Raymond Hezekiah Torrey (July 15, 1880 – July 15, 1938) was the author of weekly columns, Outings and The Long Brown Path in the New York Evening Post in the 1920s and 1930s. The column played a major role in the development of the 2,100-mile (3,400 km) Appalachian Trail, the Long Path and the popularity of hiking generally. He was a founding member of the New York–New Jersey Trail Conference and one of the authors of the first edition of the New York Walk Book. He had extensive scientific knowledge, writing about everything from the short-billed marsh wren to marine fossils and lichens; he could identify over 700 plants. He was secretary of the Association for the Preservation of the Adirondacks, and also secretary of the American Scenic and Historic Preservation Society.
Born in Georgetown, Massachusetts, where his father was a sea captain, he began a career in journalism in newspapers in the Berkshires first, but soon moved to New York City. In 1903 he started at the New York American, then moved to the Tribune and finally the Evening Post (today the New York Post) in 1918. He became involved in the New York hiking scene at a time when the forests and mountains of the Hudson Highlands were relatively unknown but interest in the outdoors was increasing and city hiking clubs were coming into existence.
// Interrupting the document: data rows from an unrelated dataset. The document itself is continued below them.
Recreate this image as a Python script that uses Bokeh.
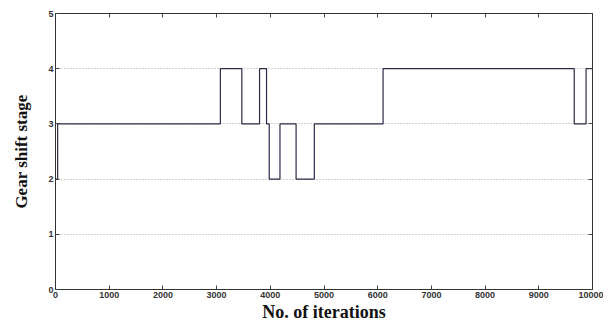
from bokeh.plotting import figure
from bokeh.models import Range1d, LinearAxis, FixedTicker
from bokeh.embed import file_html
from bokeh.resources import INLINE

# Data (step function, value holds until next change)
iterations = [0, 40, 3070, 3470, 3800, 3930, 3980, 4180, 4480, 4820, 6100, 9660, 9880, 10000]
gear_stage = [2, 3, 4, 3, 4, 3, 2, 3, 2, 3, 4, 3, 4, 4]
x_ticks = [0, 1000, 2000, 3000, 4000, 5000, 6000, 7000, 8000, 9000, 10000]
y_ticks = [0, 1, 2, 3, 4, 5]

p = figure(width=603, height=324, output_backend="svg", toolbar_location=None,
           x_range=Range1d(0, 10000), y_range=Range1d(0, 5),
           min_border_left=55, min_border_right=11, min_border_top=13, min_border_bottom=30)
p.background_fill_color = "white"
p.border_fill_color = "white"
p.outline_line_color = "#333333"
p.outline_line_width = 1

p.step(iterations, gear_stage, mode="after", line_color="#2a2a48", line_width=1.2)

tick_font = "Liberation Sans"
for ax in [p.xaxis[0], p.yaxis[0]]:
    ax.major_label_text_font = tick_font
    ax.major_label_text_font_size = "9px"
    ax.major_label_text_font_style = "bold"
    ax.major_label_text_color = "#333333"
    ax.axis_label_text_font = "Liberation Serif"
    ax.axis_label_text_font_style = "bold"
    ax.axis_label_text_color = "#111111"
    ax.major_tick_in = 4
    ax.major_tick_out = 0
    ax.minor_tick_line_color = None
    ax.axis_line_color = "#333333"
    ax.major_tick_line_color = "#444444"

p.xaxis[0].ticker = FixedTicker(ticks=x_ticks)
p.yaxis[0].ticker = FixedTicker(ticks=y_ticks)
p.xaxis[0].axis_label = "No. of iterations"
p.xaxis[0].axis_label_text_font_size = "18px"
p.xaxis[0].major_label_standoff = 2
p.xaxis[0].axis_label_standoff = 1
p.yaxis[0].axis_label = "Gear shift stage"
p.yaxis[0].axis_label_text_font_size = "17px"
p.yaxis[0].major_label_standoff = 2
p.yaxis[0].axis_label_standoff = 14

top = LinearAxis(ticker=FixedTicker(ticks=x_ticks),
                 major_label_overrides={t: "" for t in x_ticks},
                 major_tick_in=4, major_tick_out=0, minor_tick_line_color=None,
                 axis_line_color="#333333", major_tick_line_color="#444444",
                 major_label_standoff=0)
p.add_layout(top, "above")
right = LinearAxis(ticker=FixedTicker(ticks=y_ticks),
                   major_label_overrides={t: "" for t in y_ticks},
                   major_tick_in=4, major_tick_out=0, minor_tick_line_color=None,
                   axis_line_color="#333333", major_tick_line_color="#444444",
                   major_label_standoff=0)
p.add_layout(right, "right")

p.xgrid.grid_line_color = None
p.ygrid.ticker = FixedTicker(ticks=[1, 2, 3, 4])
p.ygrid.grid_line_color = "#a8a8a8"
p.ygrid.grid_line_dash = "1 2"
p.ygrid.grid_line_width = 1

open("out.html", "w").write(file_html(p, INLINE))
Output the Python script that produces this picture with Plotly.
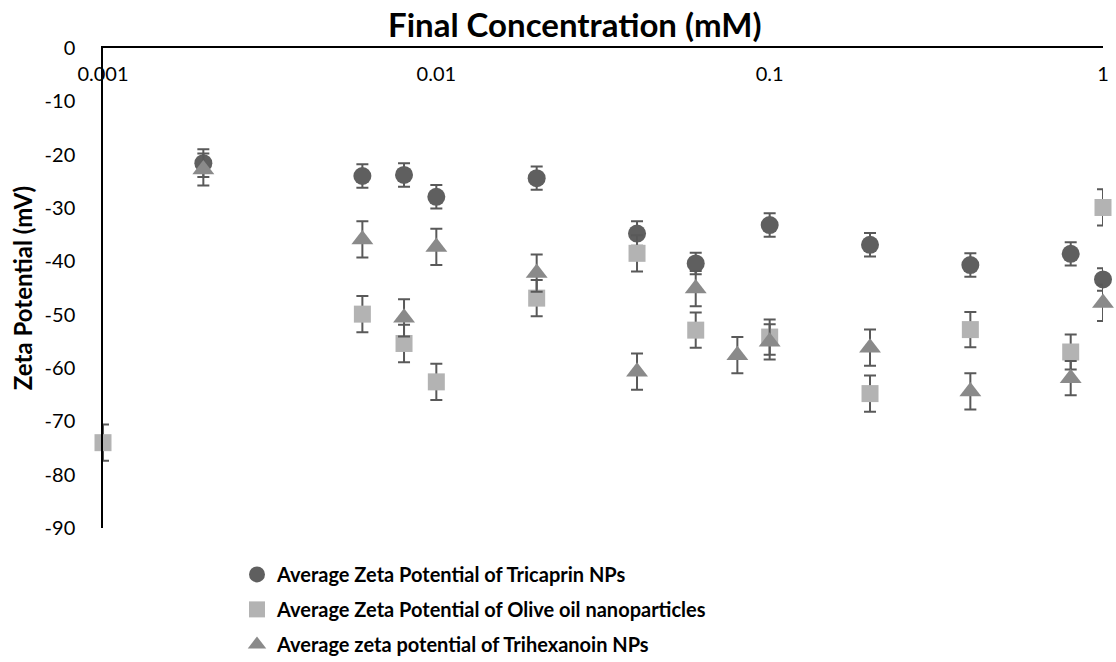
import plotly.graph_objects as go

# ---- data ----
tri_x = [0.002, 0.006, 0.008, 0.01, 0.02, 0.04, 0.06, 0.1, 0.2, 0.4, 0.8, 1.0]
tri_y = [-21.6, -24.0, -23.8, -27.9, -24.4, -34.8, -40.4, -33.2, -36.9, -40.7, -38.6, -43.4]
tri_err = [2.6, 2.2, 2.2, 2.2, 2.2, 2.3, 2.0, 2.2, 2.2, 2.2, 2.2, 2.1]

olive_x = [0.001, 0.006, 0.008, 0.01, 0.02, 0.04, 0.06, 0.1, 0.2, 0.4, 0.8, 1.0]
olive_y = [-74.0, -49.9, -55.4, -62.6, -46.9, -38.5, -52.9, -54.2, -64.8, -52.8, -57.0, -29.9]
olive_err = [3.4, 3.4, 3.5, 3.4, 3.4, 3.4, 3.3, 3.3, 3.4, 3.3, 3.3, 3.4]

hex_x = [0.002, 0.006, 0.008, 0.01, 0.02, 0.04, 0.06, 0.08, 0.1, 0.2, 0.4, 0.8, 1.0]
hex_y = [-22.8, -35.9, -50.6, -37.3, -42.2, -60.7, -45.1, -57.6, -55.1, -56.2, -64.4, -61.9, -47.8]
hex_err = [3.0, 3.4, 3.5, 3.4, 3.5, 3.4, 3.3, 3.4, 3.3, 3.4, 3.4, 3.2, 3.4]

x_tickvals = [0.001, 0.01, 0.1, 1]
x_ticktext = ["0.001", "0.01", "0.1", "1"]
y_tickvals = [0, -10, -20, -30, -40, -50, -60, -70, -80, -90]
y_ticktext = ["0", "-10", "-20", "-30", "-40", "-50", "-60", "-70", "-80", "-90"]

names = [
    "Average Zeta Potential of Tricaprin NPs",
    "Average Zeta Potential of Olive oil nanoparticles",
    "Average zeta potential of Trihexanoin NPs",
]
title_text = "Final Concentration (mM)"
ytitle_text = "Zeta Potential (mV)"

FONT = "Lato, 'Open Sans', sans-serif"
ERR_COLOR = "#595959"

def err(vals):
    return dict(type="data", array=vals, visible=True, color=ERR_COLOR,
                thickness=2, width=6)

fig = go.Figure()
fig.add_trace(go.Scatter(
    x=tri_x, y=tri_y, mode="markers", name=names[0], legendgroup="a",
    marker=dict(symbol="circle", size=18, color="#5f5f5f"),
    error_y=err(tri_err), cliponaxis=False))
fig.add_trace(go.Scatter(
    x=olive_x, y=olive_y, mode="markers", name=names[1], legendgroup="b",
    marker=dict(symbol="square", size=17, color="#b3b3b3"),
    error_y=err(olive_err), cliponaxis=False))
fig.add_trace(go.Scatter(
    x=hex_x, y=hex_y, mode="markers", name=names[2], legendgroup="c",
    marker=dict(symbol="triangle-up", size=19, color="#8a8a8a"),
    error_y=err(hex_err), cliponaxis=False))

fig.update_layout(
    width=1116, height=662, autosize=False,
    margin=dict(l=103, r=13, t=48, b=134, pad=0, autoexpand=False),
    paper_bgcolor="white", plot_bgcolor="white",
    font=dict(family=FONT, size=20, color="#000000"),
    title=dict(text=title_text, x=0.515, xanchor="center",
               y=0.962, yanchor="middle", yref="container",
               font=dict(family=FONT, size=33, color="#000000", weight="bold")),
    showlegend=True,
    legend=dict(
        x=0.134, xanchor="left", y=-0.056, yanchor="top",
        orientation="v", bgcolor="rgba(0,0,0,0)",
        font=dict(family=FONT, size=20, color="#000000", weight="bold"),
        tracegroupgap=6, itemwidth=30,
    ),
    xaxis=dict(
        type="log", range=[-3, 0], side="top",
        tickvals=x_tickvals, ticktext=x_ticktext,
        ticklabelposition="inside", ticklabeloverflow="allow",
        ticks="", ticklabelstandoff=20,
        tickfont=dict(family=FONT, size=20, color="#000000"),
        showline=True, linecolor="#000000", linewidth=1.5,
        showgrid=False, zeroline=False,
    ),
    yaxis=dict(
        range=[-90, 0], tickvals=y_tickvals, ticktext=y_ticktext,
        ticks="", ticklabelstandoff=22,
        tickfont=dict(family=FONT, size=20, color="#000000"),
        showline=True, linecolor="#000000", linewidth=1.5,
        showgrid=False, zeroline=False,
        title=dict(text=ytitle_text,
                   font=dict(family=FONT, size=24, color="#000000", weight="bold"),
                   standoff=5),
    ),
)

fig.write_html("out.html")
In the early 1920s Torrey developed a weekly outdoor column for the Post, called the Long Brown Path which was named for a line in Walt Whitman's "Song of the Open Road". Major William A. Welch, General Manager of the Palisades Interstate Park Commission, was interested in creating hiking trails in Bear Mountain-Harriman State Parks, but was lacking funds. Welch suggested that Torrey use his influential column to help organize New York metropolitan area hiking clubs into a volunteer trail-building confederation; this led to the creation of the Palisades Interstate Park Trail Conference, a precursor of the NY/NJTC.